Now, a new study, recently published in the open access Biodiversity Data Journal, suggests that the latest advances in both digitization and machine learning might together be able to assist museum curators in their efforts to care for and learn from this incredible global resource.
A team of researchers from the Department of Botany at the Smithsonian’s National Museum of Natural History, and the Data Science Lab and Digitization Program Office of the Smithsonian Office of the Chief Information Officer, recently collaborated with NVIDIA Corp. to carry out a pilot project using deep learning approaches to dig into digitized herbarium specimens.
The project is among the first to describe the use of deep learning methods to enhance our understanding of digitized collection samples. It is also the first to demonstrate that a deep convolutional neural network (CNN)–a computing system modeled after the neuron activity in animal brains that can basically learn on its own–can effectively differentiate between similar plants with an amazing accuracy of nearly one- hundred percent.
In their paper, the scientists describe two different neural networks that they trained to perform tasks on the digitized portion (currently 1.2 million specimens) of the United States National Herbarium.

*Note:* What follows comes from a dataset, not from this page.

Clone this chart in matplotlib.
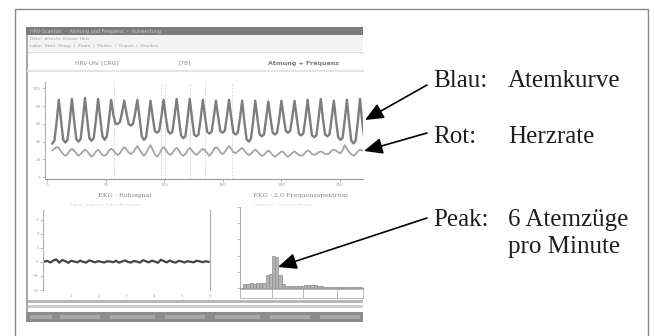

The team first trained a CNN to automatically recognize herbarium sheets that had been stained with mercury crystals, since mercury was commonly used by some early collectors to protect the plant collections from insect damage. The second CNN was trained to discriminate between two families of plants–clubmosses and spikemosses–that share a strikingly similar superficial appearance.
The trained CNN performed with 90 percent and 96 percent accuracy respectively (or 94 percent and 99 percent if the most challenging specimens were discarded), confirming that deep learning is a useful and important technology for the future analysis of digitized museum collections.
“Our stained vs. unstained network could theoretically be applied to digitized specimens in other herbaria to help identify mercury hotspots for potential remediation,” the scientists conclude in their paper. “Likewise, our family discrimination network has the potential to be further developed into a universal tool to identify unknowns or to flag specimens in need of additional study, in the United States National Herbarium and in other natural history collections.”
“This research paper is a wonderful proof of concept. We now know that we can apply machine learning to digitized natural history specimens to solve curatorial and identification problems,” says Laurence Dorr, chair of the Natural History Museum’s Department of Botany.“The future will be using these tools combined with large shared data sets to test fundamental hypotheses about the evolution and distribution of plants and animals.”